Spencer Dinwiddie scored 17 points for Dallas, which outscored New York 69-41 in the second half for just its second win seven games.

“I think it’s great that everyone’s in the locker room smiling,” Mavericks coach Jason Kidd said. “Everybody saw the ball go in, we shared the ball, we played the right way. … We’re a team that lives or dies by the 3, and today we made them.”

Forward Julius Randle led the Knicks with 24 points, and Immanuel Quickly chipped in 23. Leading scorer Jalen Brunson had 13 points playing against Dallas for the first time since he signed with the Knicks on July 12, but New York fell for the sixth time in its past eight games.

“To be honest, not fun,” Brunson said when asked what it was like playing against his former team. “They played great tonight. You got to give them credit. No matter who is on the floor, my approach stays the same. But to see them after the game and shake their hands, that was pretty cool.”

Hardaway exacted revenge against his former team, with whom he played 254 games over parts of four seasons. Hardaway had 17 points in the third quarter, including five 3-pointers, during a 27-6 run. He credited familiarity in New York – and Dallas’ previous game in Detroit – as keys to his third straight 20-plus point game.

“This road trip, when you have family and friends in both cities, it lightens you and brings some positive vibes and some positive energy,” Hardaway said. “To come here, to Detroit and to New York, both places where I used to play college and professionally, was a great atmosphere. I was comfortable, and my teammates (were) keeping me positive.”
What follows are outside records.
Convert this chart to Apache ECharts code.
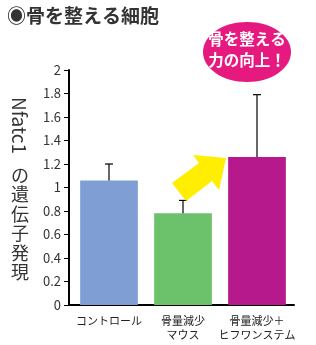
<!DOCTYPE html>
<html><head><meta charset="utf-8">
<script src="https://cdn.jsdelivr.net/npm/echarts@6/dist/echarts.min.js"></script>
<style>html,body{margin:0;padding:0;background:#fff}#c{width:316px;height:345px}</style>
</head><body><div id="c"></div>
<script>
const categories = ['コントロール', '骨量減少\nマウス', '骨量減少＋\nヒフワンステム'];
const values = [1.06, 0.78, 1.26];
const errorTops = [1.20, 0.89, 1.79];
const barColors = ['#7F9FD4', '#6CC26B', '#B5198C'];
const yTicks = [0, 0.2, 0.4, 0.6, 0.8, 1, 1.2, 1.4, 1.6, 1.8, 2];

const FONT = '"Noto Sans CJK JP", "Noto Sans", sans-serif';
const chart = echarts.init(document.getElementById('c'), null, {renderer: 'canvas'});
chart.setOption({
  animation: false,
  backgroundColor: '#fff',
  grid: {left: 72, right: 22, top: 70, bottom: 40},
  xAxis: {
    type: 'category', data: categories,
    axisLine: {lineStyle: {color: '#000', width: 2}},
    axisTick: {show: false},
    axisLabel: {color: '#222', fontSize: 11, fontFamily: FONT, lineHeight: 14, margin: 9, interval: 0}
  },
  yAxis: {
    type: 'value', min: 0, max: 2, interval: 0.2, offset: 3,
    axisLine: {show: true, lineStyle: {color: '#000', width: 2}},
    axisTick: {show: true, length: 5, lineStyle: {color: '#000', width: 1}},
    splitLine: {show: false},
    axisLabel: {color: '#333', fontSize: 13, fontFamily: FONT, margin: 8,
      formatter: v => { const t = yTicks.find(x => Math.abs(x - v) < 1e-6); return t === undefined ? '' : String(t); }}
  },
  series: [
    {type: 'bar', barWidth: '78%',
     data: values.map((v, i) => ({value: v, itemStyle: {color: barColors[i]}}))},
    {type: 'custom', z: 5,
     data: values.map((v, i) => [i, v, errorTops[i]]),
     renderItem: (params, api) => {
       const b = api.coord([api.value(0), api.value(1)]);
       const t = api.coord([api.value(0), api.value(2)]);
       const st = {stroke: '#000', lineWidth: 1.2};
       return {type: 'group', children: [
         {type: 'line', shape: {x1: b[0], y1: b[1], x2: t[0], y2: t[1]}, style: st},
         {type: 'line', shape: {x1: t[0] - 4, y1: t[1], x2: t[0] + 4, y2: t[1]}, style: st}
       ]};
     }}
  ],
  graphic: [
    {type: 'line', shape: {x1: 68, y1: 305, x2: 73, y2: 305}, style: {stroke: '#000', lineWidth: 2}},
    {type: 'text', left: 7, top: 6, style: {text: '◉骨を整える細胞', fontSize: 19, fontWeight: 'bold', fill: '#333', fontFamily: FONT}},
    {type: 'text', x: 29, y: 97, rotation: -Math.PI / 2,
     style: {text: 'Nfatc1', fontSize: 19, fill: '#333', fontFamily: FONT}},
    {type: 'text', x: 11, y: 165,
     style: {text: 'の\n遺\n伝\n子\n発\n現', fontSize: 18, lineHeight: 19.5, fill: '#333', fontFamily: FONT}},
    {type: 'polygon', z: 10,
     shape: {points: [[172, 183], [199, 163], [193, 155], [226, 158], [219, 190], [212, 181], [186, 201]]},
     style: {fill: '#FFEE00'}},
    {type: 'ellipse', z: 10, shape: {cx: 247, cy: 52, rx: 44, ry: 30}, style: {fill: '#E6197E'}},
    {type: 'text', z: 11, x: 247, y: 50,
     style: {text: '骨を整える\n力の向上！', fontSize: 15.5, lineHeight: 21, fontWeight: 'bold', fill: '#fff',
             align: 'center', verticalAlign: 'middle', fontFamily: FONT}}
  ]
});
</script></body></html>
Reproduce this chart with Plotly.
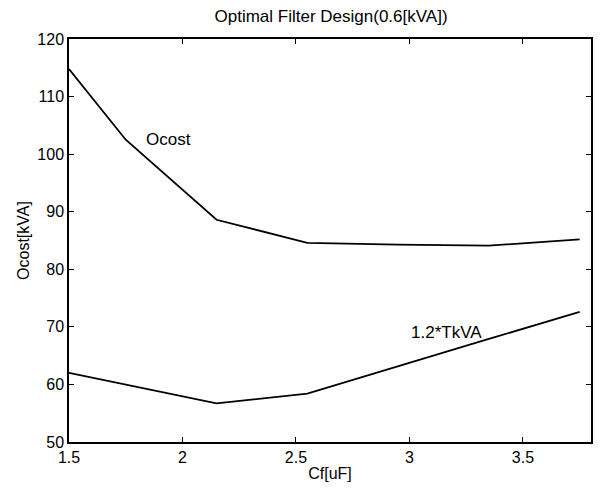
import plotly.graph_objects as go

# Filter capacitance sweep [uF]
cf = [1.5, 1.75, 2.15, 2.55, 2.95, 3.35, 3.75]
# Operating cost curve
ocost = [114.8, 102.5, 88.6, 84.6, 84.3, 84.1, 85.2]
# 1.2 * total kVA curve
tkva = [62.0, 60.0, 56.7, 58.4, 63.2, 67.9, 72.6]

FONT = "Liberation Sans, Arial, Helvetica, sans-serif"

fig = go.Figure()
for y in (ocost, tkva):
    fig.add_trace(go.Scatter(x=cf, y=y, mode="lines",
                             line=dict(color="black", width=1.8),
                             showlegend=False, hoverinfo="skip"))

fig.add_annotation(x=1.83, y=102.5, text="Ocost", showarrow=False,
                   xanchor="left", yanchor="middle",
                   font=dict(family=FONT, size=17, color="black"))
fig.add_annotation(x=3.0, y=69.1, text="1.2*TkVA", showarrow=False,
                   xanchor="left", yanchor="middle",
                   font=dict(family=FONT, size=17, color="black"))

axis_common = dict(showgrid=False, zeroline=False, showline=True,
                   linecolor="black", linewidth=1.5, mirror="ticks",
                   ticks="inside", ticklen=5, tickcolor="black", tickwidth=1.2,
                   tickfont=dict(family=FONT, size=16, color="black"))

fig.update_xaxes(range=[1.5, 3.8], tickvals=[1.5, 2, 2.5, 3, 3.5],
                 ticktext=["1.5", "2", "2.5", "3", "3.5"],
                 title=dict(text="Cf[uF]", standoff=3,
                            font=dict(family=FONT, size=16, color="black")),
                 **axis_common)
fig.update_yaxes(range=[50, 120], tickvals=list(range(50, 121, 10)),
                 title=dict(text="Ocost[kVA]", standoff=4,
                            font=dict(family=FONT, size=16, color="black")),
                 **axis_common)

fig.update_layout(
    width=603, height=490,
    margin=dict(l=69, r=10, t=39, b=48),
    paper_bgcolor="white", plot_bgcolor="white",
    title=dict(text="Optimal Filter Design(0.6[kVA])", x=0.549, xanchor="center",
               y=0.967, yanchor="middle",
               font=dict(family=FONT, size=17, color="black")),
)

fig.write_html("out.html")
Doncic, the NBA’s leading scorer, had just 11 points on 3 of 11 shooting in the first half. But he took over in the third, scoring 19 points on 8 of 10 shooting. Dallas outscored New York 41-15 in the third quarter, turning a tight game into a rout.

“The first half I wasn’t really participating,” Doncic said. “It was a challenge to come out of the locker room with more energy.”

The Knicks shot 55% in the first half, including 63% from the field in the first quarter. Randle had 14 of his 21 first-half points in the first quarter, including seven on a 9-0 run that gave New York an early 14-5 advantage.

The Knicks led by as many as 15 in the second quarter, but Dallas turned up the defensive intensity and cut New York’s lead to seven, 59-52, at halftime.

“The start of the game, I thought we were pretty good,” Knicks coach Tom Thibodeau said. “We built the 15-point lead, then we sort of lost traction mid-second quarter.”